### [GIVEN REQUEST]
Print word for word the first line of the listing below and every line after it, through the line with "from matplotlib.patches import Rectangle". Leave out the pictures and the rest.

### [RECORDED DATA]
· · · · · · ·
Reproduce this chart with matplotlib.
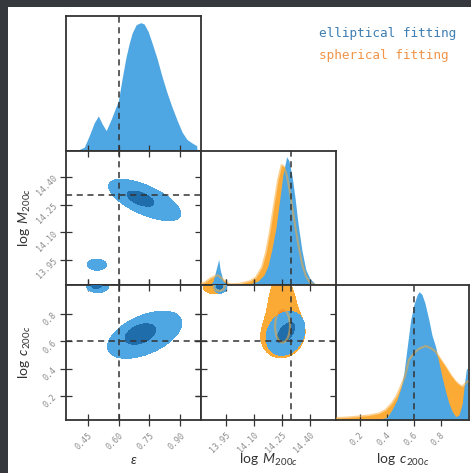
import numpy as np
import matplotlib
matplotlib.use('Agg')
import matplotlib.pyplot as plt
from matplotlib.patches import Rectangle

# ---------------- data ----------------
# 1D marginal: ellipticity (elliptical fitting only)
eps_x = [0.345, 0.352, 0.400, 0.434, 0.458, 0.482, 0.502, 0.521, 0.540, 0.565,
         0.584, 0.599, 0.618, 0.636, 0.652, 0.666, 0.686, 0.708, 0.724, 0.744,
         0.763, 0.787, 0.811, 0.836, 0.860, 0.884, 0.908, 0.932, 0.957, 0.979,
         0.981, 1.0]
eps_ell = [0.0, 0.0, 0.005, 0.03, 0.12, 0.22, 0.273, 0.21, 0.159, 0.25,
           0.33, 0.39, 0.57, 0.73, 0.84, 0.92, 0.985, 1.0, 0.99, 0.93,
           0.84, 0.72, 0.58, 0.45, 0.34, 0.24, 0.148, 0.09, 0.062, 0.041,
           0.0, 0.0]

# 1D marginal: log M200c
m_x_ell = [13.815, 13.864, 13.880, 13.896, 13.910, 13.918, 13.934, 13.961, 14.025,
           14.079, 14.121, 14.154, 14.175, 14.196, 14.218, 14.239, 14.255, 14.275,
           14.287, 14.304, 14.320, 14.336, 14.357, 14.378, 14.400, 14.427, 14.464, 14.54]
m_ell = [0.0, 0.0, 0.03, 0.12, 0.20, 0.12, 0.03, 0.005, 0.005,
         0.01, 0.03, 0.08, 0.15, 0.28, 0.45, 0.68, 0.86, 1.0,
         0.97, 0.85, 0.68, 0.48, 0.27, 0.12, 0.05, 0.01, 0.0, 0.0]
m_x_sph = [13.815, 13.837, 13.864, 13.891, 13.907, 13.928, 13.950, 13.971, 14.025,
           14.079, 14.111, 14.143, 14.164, 14.186, 14.207, 14.229, 14.248, 14.261,
           14.277, 14.293, 14.314, 14.336, 14.357, 14.378, 14.400, 14.427, 14.54]
m_sph = [0.01, 0.02, 0.05, 0.07, 0.075, 0.05, 0.02, 0.005, 0.01,
         0.03, 0.06, 0.14, 0.25, 0.42, 0.62, 0.82, 0.935, 0.92,
         0.85, 0.72, 0.52, 0.33, 0.17, 0.07, 0.02, 0.0, 0.0]

# 1D marginal: log c200c
c_x_ell = [0.025, 0.269, 0.343, 0.402, 0.439, 0.476, 0.506, 0.528, 0.550, 0.578,
           0.602, 0.624, 0.639, 0.661, 0.684, 0.713, 0.736, 0.763, 0.787, 0.810,
           0.837, 0.861, 0.884, 0.911, 0.936, 0.960, 0.976, 0.991, 0.998, 1.0]
c_ell = [0.0, 0.0, 0.005, 0.02, 0.08, 0.156, 0.25, 0.366, 0.55, 0.779,
         0.9, 0.97, 1.0, 0.98, 0.91, 0.779, 0.66, 0.571, 0.45, 0.337,
         0.22, 0.132, 0.07, 0.026, 0.04, 0.13, 0.28, 0.40, 0.40, 0.0]
c_x_sph = [0.025, 0.121, 0.269, 0.343, 0.393, 0.439, 0.476, 0.504, 0.536, 0.565,
           0.602, 0.639, 0.689, 0.728, 0.763, 0.800, 0.837, 0.874, 0.911, 0.936,
           0.960, 0.979, 0.998]
c_sph = [0.015, 0.02, 0.035, 0.05, 0.078, 0.13, 0.19, 0.259, 0.34, 0.468,
         0.52, 0.555, 0.577, 0.56, 0.532, 0.47, 0.413, 0.35, 0.299, 0.275,
         0.26, 0.28, 0.30]

# 2D credible regions, Gaussian components: (x0, y0, half-width x, half-width y, correlation)
em_ell_95 = [(0.727, 14.275, 0.175, 0.112, -0.66), (0.495, 13.925, 0.046, 0.030, 0.0)]
em_ell_68 = [(0.707, 14.282, 0.065, 0.041, -0.55)]
ec_ell_95 = [(0.727, 0.647, 0.180, 0.172, 0.50), (0.498, 1.000, 0.053, 0.045, 0.0)]
ec_ell_68 = [(0.706, 0.652, 0.074, 0.075, 0.40), (0.492, 1.005, 0.024, 0.020, 0.0)]
mc_ell_95 = [(14.269, 0.657, 0.104, 0.160, 0.20), (13.918, 0.995, 0.035, 0.045, 0.0)]
mc_ell_68 = [(14.271, 0.662, 0.047, 0.073, 0.55), (13.915, 1.000, 0.015, 0.020, 0.0)]
mc_sph_95 = [(14.255, 0.650, 0.118, 0.170, 0.10), (14.248, 0.930, 0.050, 0.130, 0.0),
             (13.886, 1.000, 0.059, 0.055, 0.0)]
mc_sph_68 = [(14.253, 0.711, 0.040, 0.120, 0.0), (13.912, 0.998, 0.030, 0.030, 0.0)]

# true values (dashed lines)
eps_true = 0.60
m_true = 14.30
c_true = 0.60

eps_ticks = [0.45, 0.60, 0.75, 0.90]
m_ticks = [13.95, 14.10, 14.25, 14.40]
c_ticks = [0.2, 0.4, 0.6, 0.8]
eps_labels = ['0.45', '0.60', '0.75', '0.90']
m_labels = ['13.95', '14.10', '14.25', '14.40']
c_labels = ['0.2', '0.4', '0.6', '0.8']

legend_labels = ['elliptical fitting', 'spherical fitting']

# ---------------- style ----------------
BLUE = '#4ea6e2'
BLUE_D = '#1f6eab'
ORANGE = '#fbab35'
ORANGE_D = '#f2892a'
SPINE = '#333333'
TICKLAB = '#8c8c8c'
MONO = 'DejaVu Sans Mono'

plt.rcParams['mathtext.fontset'] = 'custom'
plt.rcParams['mathtext.rm'] = 'Lato'
plt.rcParams['mathtext.it'] = 'Lato:italic'

EPS_LIM = (0.345, 1.0)
M_LIM = (13.815, 14.54)
C_LIM = (0.025, 1.01)

W, H = 471, 473
fig = plt.figure(figsize=(W / 100, H / 100), dpi=100)
fig.patch.set_facecolor('#35383d')
fig.add_artist(Rectangle((8 / W, 0), 1, 1 - 7 / H, transform=fig.transFigure,
                         facecolor='white', edgecolor='none', zorder=-5))

col_x = [66, 201, 336]
col_w = [135, 135, 133]
row_y = [16, 151, 285]
row_h = [135, 134, 135]


def make_ax(r, c):
    ax = fig.add_axes([col_x[c] / W, 1 - (row_y[r] + row_h[r]) / H,
                       col_w[c] / W, row_h[r] / H])
    for s in ax.spines.values():
        s.set_color(SPINE)
        s.set_linewidth(1.3)
    ax.tick_params(direction='inout', length=8, width=0.9, color=SPINE,
                   labelsize=6, labelcolor=TICKLAB)
    return ax


def field(comps, X, Y):
    F = np.zeros_like(X)
    for x0, y0, hx, hy, rho in comps:
        u = (X - x0) / hx
        v = (Y - y0) / hy
        F += np.exp(-0.5 * (u * u - 2 * rho * u * v + v * v) / (1 - rho * rho))
    return F


LEV = np.exp(-0.5)


def grid(xlim, ylim):
    gx = np.linspace(xlim[0], xlim[1], 400)
    gy = np.linspace(ylim[0], ylim[1], 400)
    return np.meshgrid(gx, gy)


def fill_region(ax, comps, xlim, ylim, color, z):
    X, Y = grid(xlim, ylim)
    ax.contourf(X, Y, field(comps, X, Y), levels=[LEV, 1e9], colors=[color], zorder=z)


def line_region(ax, comps, xlim, ylim, color, z):
    X, Y = grid(xlim, ylim)
    ax.contour(X, Y, field(comps, X, Y), levels=[LEV], colors=[color],
               linewidths=1.6, alpha=0.55, zorder=z)


def dashed_v(ax, x):
    ax.axvline(x, color=SPINE, ls=(0, (4, 3)), lw=1.1, zorder=10)


def dashed_h(ax, y):
    ax.axhline(y, color=SPINE, ls=(0, (4, 3)), lw=1.1, zorder=10)


def rot_xlabels(ax, ticks, labels):
    ax.set_xticks(ticks)
    ax.set_xticklabels(labels, rotation=45, ha='right', va='top',
                       rotation_mode='anchor', family=MONO)


def rot_ylabels(ax, ticks, labels):
    ax.set_yticks(ticks)
    ax.set_yticklabels(labels, rotation=45, ha='right', va='center',
                       rotation_mode='anchor', family=MONO)


def one_d(ax, ticks):
    ax.set_yticks([])
    ax.set_xticks(ticks)
    ax.tick_params(axis='x', top=False, bottom=True, labelbottom=False)


def two_d(ax):
    ax.tick_params(top=True, right=True, labelbottom=False, labelleft=False)


def set_ylab(ax, text):
    ax.set_ylabel(text, fontsize=10, color='#333333')
    ax.yaxis.set_label_coords(-41 / 135, 0.5)
    ax.yaxis.label.set_va('center')


def set_xlab(ax, text):
    ax.set_xlabel(text, fontsize=10, color='#333333')
    ax.xaxis.set_label_coords(0.5, -40 / 135)
    ax.xaxis.label.set_va('center')


# ---- (0,0) eps marginal
ax = make_ax(0, 0)
ax.fill_between(eps_x, 0, eps_ell, color=BLUE, lw=0, zorder=2)
ax.set_xlim(*EPS_LIM)
ax.set_ylim(0, 1.052)
one_d(ax, eps_ticks)
dashed_v(ax, eps_true)

# ---- (1,0) eps vs M
ax = make_ax(1, 0)
fill_region(ax, em_ell_95, EPS_LIM, M_LIM, BLUE, 2)
fill_region(ax, em_ell_68, EPS_LIM, M_LIM, BLUE_D, 3)
ax.set_xlim(*EPS_LIM)
ax.set_ylim(*M_LIM)
ax.set_xticks(eps_ticks)
two_d(ax)
rot_ylabels(ax, m_ticks, m_labels)
ax.tick_params(labelleft=True)
dashed_v(ax, eps_true)
dashed_h(ax, m_true)
set_ylab(ax, r'$\log\ M_{200c}$')

# ---- (1,1) M marginal
ax = make_ax(1, 1)
ax.fill_between(m_x_sph, 0, m_sph, color=ORANGE, lw=0, zorder=1)
ax.fill_between(m_x_ell, 0, m_ell, color=BLUE, lw=0, zorder=2)
ax.plot(m_x_sph, m_sph, color=ORANGE, lw=1.5, alpha=0.55, zorder=3)
ax.set_xlim(*M_LIM)
ax.set_ylim(0, 1.045)
one_d(ax, m_ticks)
dashed_v(ax, m_true)

# ---- (2,0) eps vs c
ax = make_ax(2, 0)
fill_region(ax, ec_ell_95, EPS_LIM, C_LIM, BLUE, 2)
fill_region(ax, ec_ell_68, EPS_LIM, C_LIM, BLUE_D, 3)
ax.set_xlim(*EPS_LIM)
ax.set_ylim(*C_LIM)
two_d(ax)
rot_xlabels(ax, eps_ticks, eps_labels)
rot_ylabels(ax, c_ticks, c_labels)
ax.tick_params(labelleft=True, labelbottom=True)
dashed_v(ax, eps_true)
dashed_h(ax, c_true)
set_ylab(ax, r'$\log\ c_{200c}$')
set_xlab(ax, r'$\varepsilon$')

# ---- (2,1) M vs c
ax = make_ax(2, 1)
fill_region(ax, mc_sph_95, M_LIM, C_LIM, ORANGE, 1)
fill_region(ax, mc_sph_68, M_LIM, C_LIM, ORANGE_D, 2)
fill_region(ax, mc_ell_95, M_LIM, C_LIM, BLUE, 3)
fill_region(ax, mc_ell_68, M_LIM, C_LIM, BLUE_D, 4)
line_region(ax, mc_sph_68, M_LIM, C_LIM, ORANGE, 5)
ax.set_xlim(*M_LIM)
ax.set_ylim(*C_LIM)
ax.set_yticks(c_ticks)
two_d(ax)
rot_xlabels(ax, m_ticks, m_labels)
ax.tick_params(labelbottom=True)
dashed_v(ax, m_true)
dashed_h(ax, c_true)
set_xlab(ax, r'$\log\ M_{200c}$')

# ---- (2,2) c marginal
ax = make_ax(2, 2)
ax.fill_between(c_x_sph, 0, c_sph, color=ORANGE, lw=0, zorder=1)
ax.fill_between(c_x_ell, 0, c_ell, color=BLUE, lw=0, zorder=2)
ax.plot(c_x_sph, c_sph, color=ORANGE, lw=1.5, alpha=0.55, zorder=3)
ax.set_xlim(*C_LIM)
ax.set_ylim(0, 1.052)
one_d(ax, c_ticks)
rot_xlabels(ax, c_ticks, c_labels)
ax.tick_params(labelbottom=True)
dashed_v(ax, c_true)
set_xlab(ax, r'$\log\ c_{200c}$')

# ---- legend text
fig.text(319 / W, 1 - 34 / H, legend_labels[0], color='#3f7fb3', family=MONO,
         fontsize=9.2, va='center', ha='left')
fig.text(319 / W, 1 - 55 / H, legend_labels[1], color='#f0954a', family=MONO,
         fontsize=9.2, va='center', ha='left')

fig.savefig('out.png', dpi=100)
· · · · · · ·
### [WRITTEN RESPONSE]
Reproduce this chart with matplotlib.
import numpy as np
import matplotlib
matplotlib.use('Agg')
import matplotlib.pyplot as plt
from matplotlib.patches import Rectangle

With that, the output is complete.